Is there a performance impact when calling toList()?

Yes of course. Theoretically even i++ has a performance impact, it slows the program for maybe a few ticks.

What does .ToList do?

When you invoke .ToList, the code calls Enumerable.ToList() which is an extension method that return new List<TSource>(source). In the corresponding constructor, under the worst circumstance, it goes through the item container and add them one by one into a new container. So its behavior affects little on performance. It's impossible to be a performance bottle neck of your application.

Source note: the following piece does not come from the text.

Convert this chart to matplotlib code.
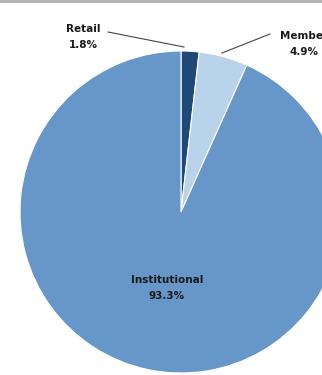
import matplotlib.pyplot as plt

labels = ["Retail", "Member", "Institutional"]
shares = [1.8, 4.9, 93.3]
colors = ["#1f4a78", "#b8d3ea", "#6797c9"]

fig = plt.figure(figsize=(3.22, 3.75), dpi=100)
ax = fig.add_axes([0, 0, 1, 1])

cx, cy, r = 181, 163, 161
ax.pie(shares, colors=colors, startangle=90, counterclock=False,
       center=(cx, cy), radius=r, frame=True,
       wedgeprops=dict(edgecolor="white", linewidth=0.8))
ax.set_xlim(0, 322)
ax.set_ylim(0, 375)
ax.set_aspect("equal")
ax.axis("off")

txt = dict(fontsize=7.5, fontweight="bold", color="#1a1a1a", ha="center", va="center",
           linespacing=1.8)
ax.text(83, 338, f"{labels[0]}\n{shares[0]}%", **txt)
ax.text(304, 331, f"{labels[1]}\n{shares[1]}%", **txt)
ax.text(167, 87, f"{labels[2]}\n{shares[2]}%", **txt)

# leader lines
ax.plot([108, 184], [343, 328], color="#444444", lw=0.8)
ax.plot([270, 222], [341, 322], color="#444444", lw=0.8)

# thin border along the top
ax.plot([0, 322], [374, 374], color="#b0b0b0", lw=2)

fig.savefig("out.png", dpi=100)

What's wrong with the code in the question

Directory.GetFiles goes through the folder and returns all files' names immediately into memory, it has a potential risk that the string[] costs a lot of memory, slowing down everything.

What should be done then

It depends. If you(as well as your business logic) gurantees that the file amount in the folder is always small, the code is acceptable. But it's still suggested to use a lazy version: Directory.EnumerateFiles in C#4. This is much more like a query, which will not be executed immediately, you can add more query on it like:

Directory.EnumerateFiles(myPath).Any(s => s.Contains("myfile"))

which will stop searching the path as soon as a file whose name contains "myfile" is found. This is obviously has a better performance then .GetFiles.